Isso não muda em nada a oposição do World Socialist Website à invasão da Ucrânia pelo governo russo. O regime Putin, representando os interesses de uma facção da oligarquia russa, está respondendo às consequências catastróficas da dissolução da União Soviética através da promoção de um reacionário nacionalismo russo, combinando estratagemas e ameaças com armas nucleares a uma tentativa desesperada de forjar algum tipo de acordo com o imperialismo americano e europeu.

A invasão da Ucrânia tem servido apenas para dividir a classe trabalhadora russa e ucraniana, criando confusão e desorientação na população dos países imperialistas que é utilizada pelos EUA e a OTAN para fazer avançar seus planos de guerra.

Os objetivos de longa data do imperialismo americano e europeu de desmembrar a Rússia se cruzam com o que é agora a força motriz central por trás do frenesi da guerra: a imensa crise social e econômica em Washington e em outras capitais.

A escalada desta guerra ameaça a humanidade com uma catástrofe. Sob tais condições, é necessário não se deixar levar pela emoção, ou ser varrido na propaganda dos governos capitalistas e dos meios de comunicação de massa, mas analisar claramente o que está ocorrendo e desenvolver, nessa base, uma orientação independente para a classe trabalhadora.

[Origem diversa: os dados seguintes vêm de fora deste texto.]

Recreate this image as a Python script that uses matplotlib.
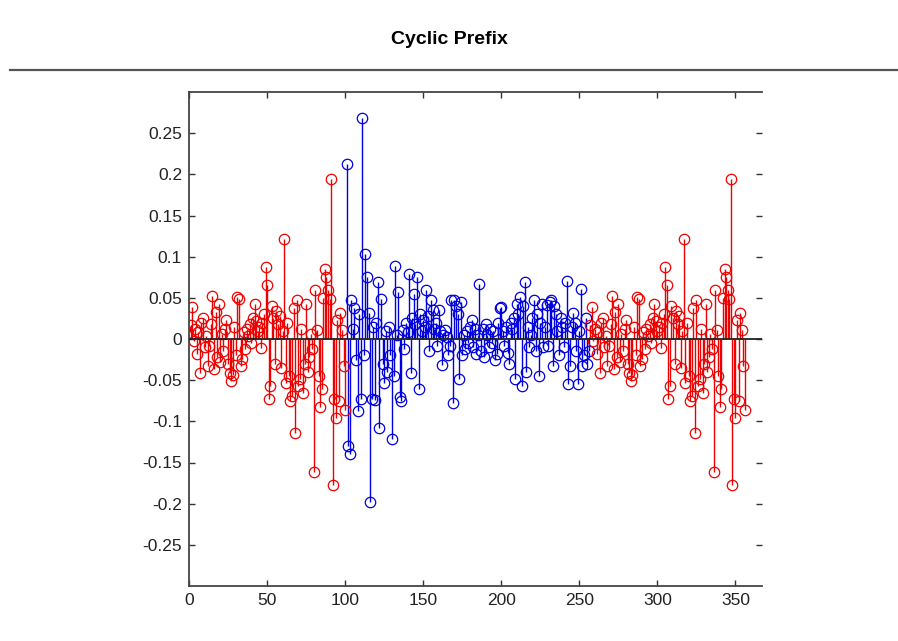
import numpy as np
import matplotlib
matplotlib.use('Agg')
import matplotlib.pyplot as plt
from matplotlib.lines import Line2D

# cyclic prefix samples (copied from the tail of the OFDM symbol)
prefix_vals = [
    0.017, 0.039, -0.003, 0.012, -0.018, 0.008, -0.041, 0.020, 0.025, -0.010,
    0.004, -0.033, -0.009, 0.018, 0.052, -0.037, 0.033, -0.022, 0.043, -0.028,
    0.006, -0.015, 0.012, 0.023, -0.030, -0.041, -0.051, -0.044, 0.015, -0.020,
    0.051, 0.048, -0.033, -0.024, 0.008, -0.012, 0.012, 0.004, 0.018, -0.005,
    0.026, 0.042, 0.022, 0.010, 0.015, -0.011, 0.020, 0.030, 0.088, 0.065,
    -0.073, -0.057, 0.040, 0.025, -0.030, 0.034, 0.018, 0.028, -0.035, 0.010,
    0.121, -0.053, 0.020, -0.045, -0.075, -0.069, 0.038, -0.114, 0.047, -0.057,
    -0.048, 0.012, -0.065, -0.030, 0.043, -0.040, -0.022, 0.006, -0.012, -0.162,
    0.059, 0.011, -0.045, -0.082, -0.061, 0.050, 0.085, 0.075, 0.060, 0.048,
    0.194, -0.177, -0.073, -0.096, 0.023, -0.075, 0.031, 0.011, -0.033, -0.086,
]

# body of the symbol that is not part of the copied tail
body_vals = [
    0.213, -0.130, -0.140, 0.047, 0.012, 0.038, -0.025, -0.088, 0.030, -0.073,
    0.268, -0.020, 0.103, 0.075, 0.031, -0.198, -0.073, 0.015, -0.074, 0.020,
    0.069, -0.108, 0.049, -0.030, -0.053, 0.010, -0.040, 0.015, -0.020, -0.122,
    -0.045, 0.089, 0.005, 0.057, -0.070, -0.075, 0.011, -0.012, 0.020, 0.008,
    0.079, -0.041, 0.025, 0.055, 0.018, 0.075, -0.061, 0.030, 0.010, 0.023,
    0.015, 0.059, 0.028, -0.015, 0.047, 0.035, 0.012, 0.020, -0.008, 0.035,
    0.010, -0.031, 0.005, 0.011, 0.002, -0.019, -0.008, 0.047, -0.078, 0.047,
    0.040, 0.030, -0.049, 0.045, -0.020, 0.005, -0.012, 0.010, -0.005, 0.015,
    0.023, -0.010, 0.012, -0.018, 0.005, 0.067, -0.015, 0.012, -0.022, 0.018,
    0.005, -0.010, 0.012, -0.005, 0.010, -0.025, -0.018, 0.020, 0.038, 0.039,
    0.010, -0.008, 0.015, -0.017, -0.030, 0.020, 0.012, 0.025, -0.049, 0.043,
    0.030, 0.051, -0.057, 0.040, 0.069, -0.040, 0.015, -0.010, 0.005, 0.025,
    0.047, -0.015, 0.030, -0.045, 0.020, 0.043, -0.010, 0.015, 0.041, -0.008,
    0.045, 0.047, -0.033, 0.040, 0.030, 0.010, -0.020, 0.025, 0.015, -0.010,
    0.020, 0.071, -0.055, -0.033, 0.015, 0.031, 0.020, -0.015, -0.055, 0.010,
    0.061, -0.033, -0.020, 0.025, -0.030, -0.015,
]

# the tail of the symbol is what the prefix repeats
tail_vals = prefix_vals

x_ticks = [0, 50, 100, 150, 200, 250, 300, 350]
y_ticks = [-0.25, -0.2, -0.15, -0.1, -0.05, 0, 0.05, 0.1, 0.15, 0.2, 0.25]
y_labels = ['-0.25', '-0.2', '-0.15', '-0.1', '-0.05', '0',
            '0.05', '0.1', '0.15', '0.2', '0.25']


def draw_stem(ax, x, y, color):
    ax.vlines(x, 0, y, colors=color, linewidth=1.0, zorder=2)
    ax.plot(x, y, 'o', markersize=7.5, markerfacecolor='none',
            markeredgecolor=color, markeredgewidth=0.9, zorder=3)


plt.rcParams['font.family'] = ['Liberation Sans', 'DejaVu Sans']
plt.rcParams['xtick.direction'] = 'in'
plt.rcParams['ytick.direction'] = 'in'

fig = plt.figure(figsize=(8.98, 6.41), dpi=100)

# page header
fig.text(0.5, 1 - 40 / 641, 'Cyclic Prefix', ha='center', va='center',
         fontsize=14, fontweight='bold', color='black')
fig.add_artist(Line2D([10 / 898, 1.0], [1 - 70 / 641, 1 - 70 / 641],
                      color='#555555', linewidth=1.6))

ax = fig.add_axes([189 / 898, 1 - 586 / 641, (762 - 189) / 898, (586 - 92) / 641])

n_pre = len(prefix_vals)
n_body = len(body_vals)
x_pre = np.arange(1, n_pre + 1)
x_body = np.arange(n_pre + 1, n_pre + n_body + 1)
x_tail = np.arange(n_pre + n_body + 1, n_pre + n_body + len(tail_vals) + 1)

draw_stem(ax, x_pre, prefix_vals, '#ee0000')
draw_stem(ax, x_body, body_vals, '#0000dd')
draw_stem(ax, x_tail, tail_vals, '#ee0000')

ax.axhline(0, color='#222222', linewidth=1.3, zorder=4)

ax.set_xlim(0, 367)
ax.set_ylim(-0.3, 0.3)
ax.set_xticks(x_ticks)
ax.set_yticks(y_ticks)
ax.set_yticklabels(y_labels)

ax.tick_params(axis='both', which='both', top=True, right=True,
               length=4, width=1, color='#333333', labelsize=12.5,
               labelcolor='#222222', pad=5)

for side in ['left', 'bottom', 'top']:
    ax.spines[side].set_color('#444444')
    ax.spines[side].set_linewidth(1.3)
ax.spines['right'].set_visible(False)

fig.savefig('out.png', dpi=100)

Precisa surgir um novo movimento de massas contra a guerra, baseado na classe trabalhadora internacional. Esse movimento de oposição, no entanto, deve se desenvolver como um movimento político consciente pelo socialismo. Isso significa a construção do Comitê Internacional da Quarta Internacional e de seus Partidos Socialistas pela Igualdade em todos os países.